Samuel Scarpino

Whooping Cough is Back. Here’s the Global Collaboration to Fight It.

In the last two decades, the world has seen a large resurgence of Pertussis, or whooping cough, making it a leading cause of death due to infectious disease for children under a year old and among the top causes of vaccine-preventable deaths. In the newly published book, Pertussis: Epidemiology, Immunology, and Evolution, co-editor and Northeastern Marine and Environmental Sciences and Physics Professor Samuel V. Scarpino and his colleagues explore pertussis and the disputed reasons behind the disease’s growing prevalence.

“There hasn’t been anything like this published about Pertussis in 30 years.
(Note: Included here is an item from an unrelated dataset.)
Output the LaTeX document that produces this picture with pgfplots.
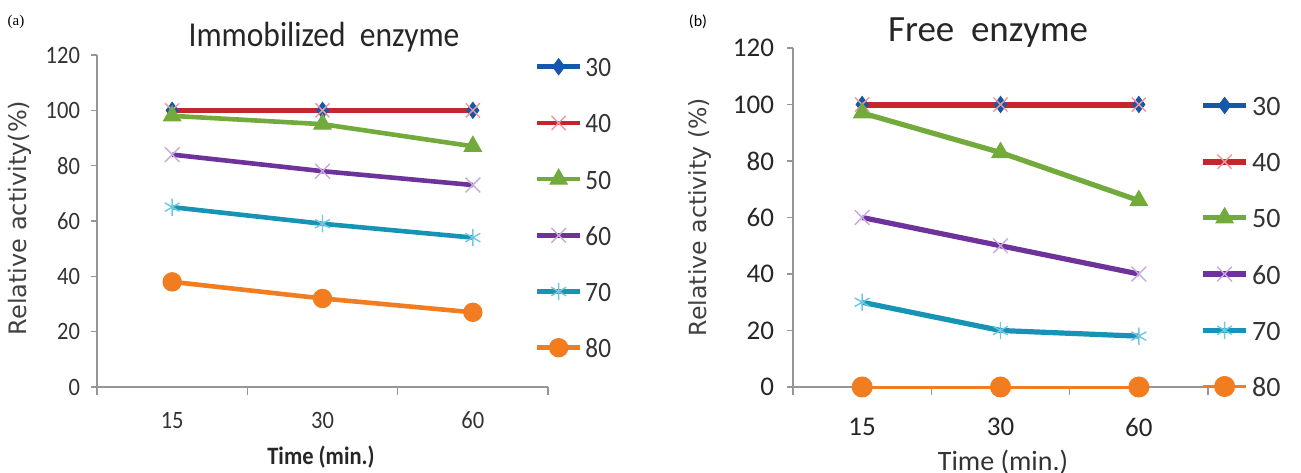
\documentclass[border=0pt]{standalone}
\usepackage{pgfplots}
\pgfplotsset{compat=1.18}
\usepackage{fontspec}
\setmainfont{Carlito}
\newfontfamily\narrowfont[FakeStretch=0.9]{Carlito}
\newfontfamily\dejavu{DejaVu Sans}
\newfontfamily\serifont{Liberation Serif}

\definecolor{axisgray}{RGB}{150,150,150}
\definecolor{c30}{RGB}{22,88,168}
\definecolor{c40}{RGB}{196,38,44}
\definecolor{c50}{RGB}{114,170,60}
\definecolor{c60}{RGB}{110,50,155}
\definecolor{c70}{RGB}{22,148,182}
\definecolor{c80}{RGB}{242,124,32}
\definecolor{p40}{RGB}{240,150,160}
\definecolor{p60}{RGB}{200,170,222}
\definecolor{p70}{RGB}{110,200,228}

\pgfplotstableread{
x s30 s40 s50 s60 s70 s80
0 100 100 98 84 65 38
1 100 100 95 78 59 32
2 100 100 87 73 54 27
}\immob

\pgfplotstableread{
x s30 s40 s50 s60 s70 s80
0 100 100 97 60 30 0
1 100 100 83 50 20 0
2 100 100 66 40 18 0
}\free

\pgfplotsset{
  enz/.style={
    scale only axis, axis lines*=left, clip=false,
    xmin=-0.5, xmax=2.5, ymin=0, ymax=120,
    xtick={0,1,2}, xticklabels={15,30,60},
    minor xtick={-0.5,0.5,1.5,2.5},
    ytick={0,20,...,120},
    tick align=outside,
    major tick length=3pt, minor tick length=4pt,
    major x tick style={draw=none},
    minor x tick style={draw=axisgray, line width=0.7pt},
    y tick style={draw=axisgray, line width=0.7pt},
    axis line style={draw=axisgray, line width=0.7pt},
    /pgf/number format/assume math mode=true,
    legend cell align=left,
    legend style={draw=none, fill=none, inner sep=0pt,
      row sep=15.1pt,
      nodes={inner sep=1.5pt, text height=10pt, text depth=0pt}},
    legend image code/.code={\draw[mark repeat=2,mark phase=2]
      plot coordinates {(0pt,0pt)(10.75pt,0pt)(21.5pt,0pt)};},
  },
  m30/.style={color=c30, line width=2.3pt, mark=diamond*, mark size=4pt,
    mark options={solid, line width=0.5pt, fill=c30, draw=c30}},
  m40/.style={color=c40, line width=2.3pt, mark=x, mark size=5pt,
    mark options={solid, line width=0.7pt, draw=p40}},
  m50/.style={color=c50, line width=2.3pt, mark=triangle*, mark size=5pt,
    mark options={solid, line width=0.5pt, fill=c50, draw=c50}},
  m60/.style={color=c60, line width=2.3pt, mark=x, mark size=5.2pt,
    mark options={solid, line width=0.7pt, draw=p60}},
  m70/.style={color=c70, line width=2.3pt, mark=asterisk, mark size=4.3pt,
    mark options={solid, line width=0.7pt, draw=p70}},
  m80/.style={color=c80, line width=2.3pt, mark=*, mark size=4.6pt,
    mark options={solid, line width=0.5pt, fill=c80, draw=c80}},
}

\begin{document}
\begin{tikzpicture}[x=1pt,y=1pt]
\clip (0,0) rectangle (650.5,236);
% ---------- panel (a)
\begin{axis}[enz,
  at={(48.5pt,42.5pt)}, anchor=south west,
  width=225.5pt, height=166pt,
  ticklabel style={font=\narrowfont\fontsize{12.5}{12.5}\selectfont, text=black!80},
  yticklabel style={xshift=-2pt},
  xticklabel style={yshift=-6pt},
  legend style={at={(axis description cs:0.97,1.005)}, anchor=north west,
    font=\narrowfont\fontsize{14}{14}\selectfont, text=black!80},
]
\addplot[m30] table[x=x,y=s30]{\immob};
\addplot[m40] table[x=x,y=s40]{\immob};
\addplot[m50] table[x=x,y=s50]{\immob};
\addplot[m60] table[x=x,y=s60]{\immob};
\addplot[m70] table[x=x,y=s70]{\immob};
\addplot[m80] table[x=x,y=s80]{\immob};
\legend{30,40,50,60,70,80}
\end{axis}
\node[font=\narrowfont\fontsize{17.5}{17.5}\selectfont, text=black!85] at (162,217.5) {Immobilized\ \ enzyme};
\node[font=\serifont\fontsize{7.5}{7.5}\selectfont] at (8,225) {(a)};
\node[font=\dejavu\fontsize{12}{12}\selectfont, text=black!75, rotate=90] at (10,127) {Relative activity(\%)};
\node[font=\narrowfont\bfseries\fontsize{12.5}{12.5}\selectfont, text=black!85] at (160.5,7.5) {Time (min.)};
% ---------- panel (b)
\begin{axis}[enz,
  at={(396.5pt,42.5pt)}, anchor=south west,
  width=207.5pt, height=169.5pt,
  ticklabel style={font=\fontsize{13.5}{13.5}\selectfont, text=black!85},
  yticklabel style={xshift=-3pt},
  xticklabel style={yshift=-9pt},
  legend style={at={(axis description cs:0.98,0.87)}, anchor=north west,
    font=\fontsize{14}{14}\selectfont, text=black!80},
]
\addplot[m30, line width=2.6pt] table[x=x,y=s30]{\free};
\addplot[m40, line width=3pt] table[x=x,y=s40]{\free};
\addplot[m50, line width=2.6pt] table[x=x,y=s50]{\free};
\addplot[m60, line width=2.6pt] table[x=x,y=s60]{\free};
\addplot[m70, line width=2.6pt] table[x=x,y=s70]{\free};
\addplot[m80, line width=1.5pt, mark size=5pt] table[x=x,y=s80]{\free};
\legend{30,40,50,60,70,80}
\end{axis}
\node[font=\fontsize{18.5}{18.5}\selectfont, text=black!85] at (494,219.5) {Free\ \ enzyme};
\node[font=\fontsize{8}{8}\selectfont] at (349,225) {(b)};
\node[font=\dejavu\fontsize{11.8}{11.8}\selectfont, text=black!75, rotate=90] at (350,127.5) {Relative activity (\%)};
\node[font=\fontsize{14}{14}\selectfont, text=black!80] at (501.5,5) {Time (min.)};
\end{tikzpicture}
\end{document}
The field has moved far in that time – we weren’t sequencing the pertussis bacteria and we’ve continued to see resurgence of the disease,” said Scarpino. “Because it is a huge cause of morbidity and mortality, globally and in the US, we also wanted to raise awareness around what is a largely underappreciated impact of Pertussis.”

There’s no scientific consensus on Whooping Cough’s big comeback, but researchers suspect evolved bacterial resistance, as well as social factors such as the anti-vaccine movement.

Pertussis is a respiratory disease caused by the bacterium Bordetella pertussis. There are several vaccine variations used around the globe for different age groups to prevent infection. It is a serious cause for global concern, with increasing cases every year despite widespread vaccine coverage.

In countries like the US, UK, Australia, and Japan, huge rises in pertussis have been seen across the last two decades. Although there is no scientific consensus for the resurgence, several possible mechanisms have been recognized, including the anti-vaccine movement, the deterioration of herd immunity, and evolved bacterial resistance.

“The controversy is not so much whether or not there is evidence for the different proposed explanations for pertussis resurgence, because there is for all of them,” said Scarpino. “Rather, the disagreement centers on what is the relative importance of these mechanisms – in different countries, different time periods and age groups? Do we need a new vaccine? What is the role of the anti-vaccine movement? What is the role of evolution in bacteria?”

Scarpino’s study of pertussis began as a post doc at the Santa Fe Institute in 2015. Along with principal researcher at the Institute for Disease Modeling, Ben Althouse, he wrote a paper on the potential role of asymptomatic transmission in pertussis resurgence following a study in baboons. The research showed that the currently used acellular vaccine protected against the symptomatic disease, but wouldn’t prevent bacteria from colonizing in asymptomatic baboons and passing to other naïve baboons.

As the best non-human animal model for pertussis, Scarpino and Althouse looked to apply these results to humans. They concluded that asymptomatic transmission in humans was responsible for the resurgence in pertussis in the US and the UK, despite much controversy with other experts in the field.

These scientific disagreements led to a large workshop at the Santa Fe Institute for experts from all over the world in pertussis – from microbiologists, to public health officials, mathematical modelers, and clinicians – to come together and synthesize the competing ideas around Pertussis resurgence. As a result of the meeting, Pertussis: Epidemiology, Immunology, and Evolution was written as a collaboration amongst about 50 scientific experts to deepen understanding around all of the different implications of pertussis.

Co-edited by Scarpino and University of Georgia Department of Infectious Diseases Professor Pejman Rohani, each chapter is co-authored by meeting attendees, bringing together different fields and opinions on pertussis.  This book is for an advanced audience with exposure to topics like immunology and population biology, for those interested in learning more about pertussis and working in the field of future pertussis research.

Scarpino and his colleagues hope to answer many open questions surrounding pertussis, as well as encourage the next generation of young researchers to study pertussis and its global impacts. By opening up this conversation on pertussis, Scarpino also hopes it will advocate for more international collaboration for sharing epidemiological data, pertussis genome sequencing, and specific vaccine information across countries.

Scarpino is hopeful that this book will have an impact on the field of pertussis and other contentious research areas. “It’s pretty special to convene a group of researchers who disagree with each other and have a productive conversation around evidence for or against different hypotheses,” he said. “And then to produce a book that has opinions from people who actively disagree with each other – as we all might imagine, the world could use more productive conversation and meaningful disagreement instead of just bluster.”